Build vs Buy Decision Matrix

Capability	Build	Buy	Why
Core fraud detection model	✓		Competitive advantage, proprietary data, evolves with your risk profile
Document OCR/extraction		✓	Commodity capability, vendor solutions are mature and cost-effective
Credit scoring model	✓		Strategic asset, regulatory requirement to understand and explain
Cloud infrastructure		✓	Not differentiating, cloud providers invest more than any bank can
Orchestration layer	✓		Critical for avoiding vendor lock-in, governs how everything connects
Observability stack		✓	Mature commercial options, not worth building from scratch
Regulatory reporting	✓		Jurisdiction-specific, changes frequently, must be fully controlled
Identity verification		✓	Specialised capability with regulatory certifications

The general rule: if the capability is core to your competitive advantage or regulatory compliance, build it. If it is commodity infrastructure, buy it.
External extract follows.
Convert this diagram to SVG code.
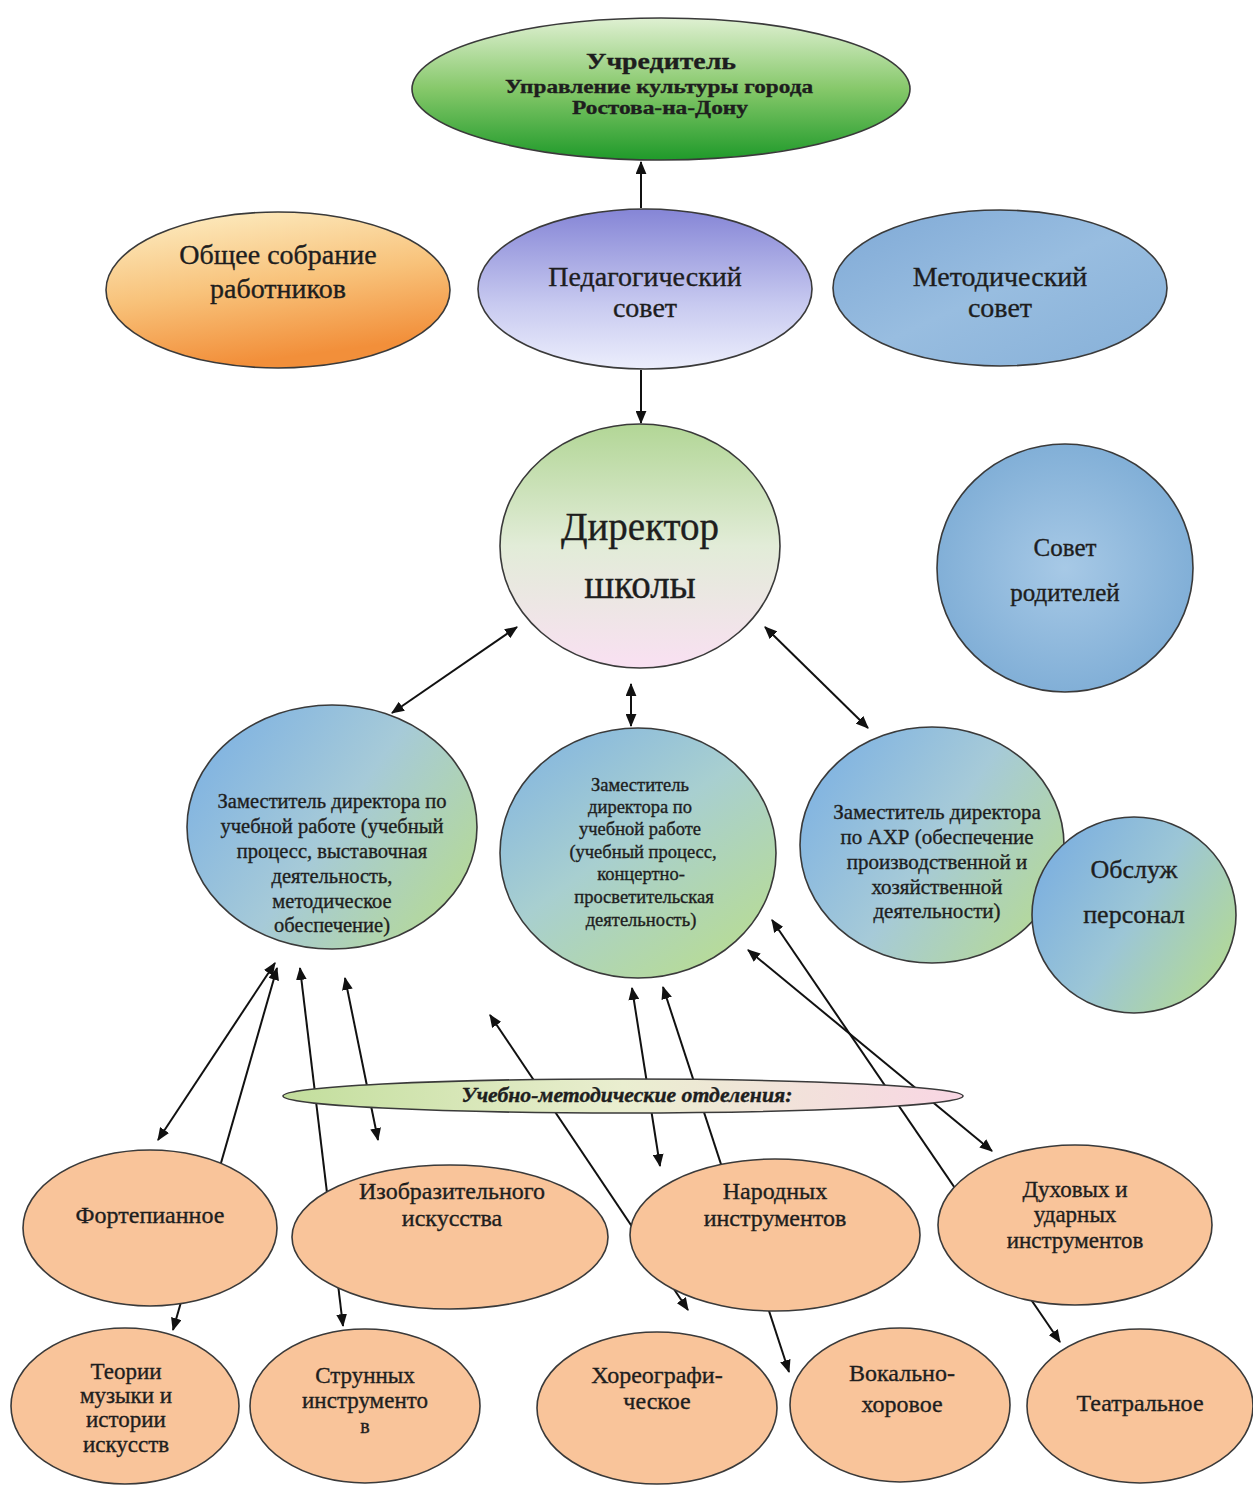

If you are unsure, start by buying and build when the vendor becomes a constraint - our vendor-agnostic architecture approach ensures you can make this transition without re-architecting.

Frequently Asked Questions

What should a CIO look for when evaluating AI platform vendors?

Five criteria: regulatory readiness (PRA, FCA, EU AI Act understanding), architecture transparency (can you inspect the system?), vendor lock-in risk (can you migrate?), production track record (zero incidents, not demos), and 5-year TCO (including licensing, integration, maintenance). We've seen banks choose on demo quality, then discover 3x cost overruns.

How do you evaluate build vs buy for AI capabilities?

If the capability is core to competitive advantage (proprietary fraud model), build it. If it's commodity (document OCR, speech-to-text), buy it. The right answer is usually build the orchestration layer, buy the components. Most banks mistakenly buy platforms that lock them into vendor architectures.

What are the hidden costs of enterprise AI platform licensing?

Three hidden costs: per-seat/per-transaction licensing that scales (£200K pilot becomes £2M in production), integration costs (vendor APIs rarely fit your architecture), and switching costs (proprietary formats make migration prohibitive). Purpose-built, vendor-agnostic systems achieve 60-75% TCO reduction.

What does vendor-agnostic AI architecture mean in practice?

It means any component can be replaced without re-architecting the system. Achieved through domain-driven design (bounded contexts with clean interfaces), event-driven integration (loosely coupled services), and infrastructure-as-code (reproducible deployments on any cloud).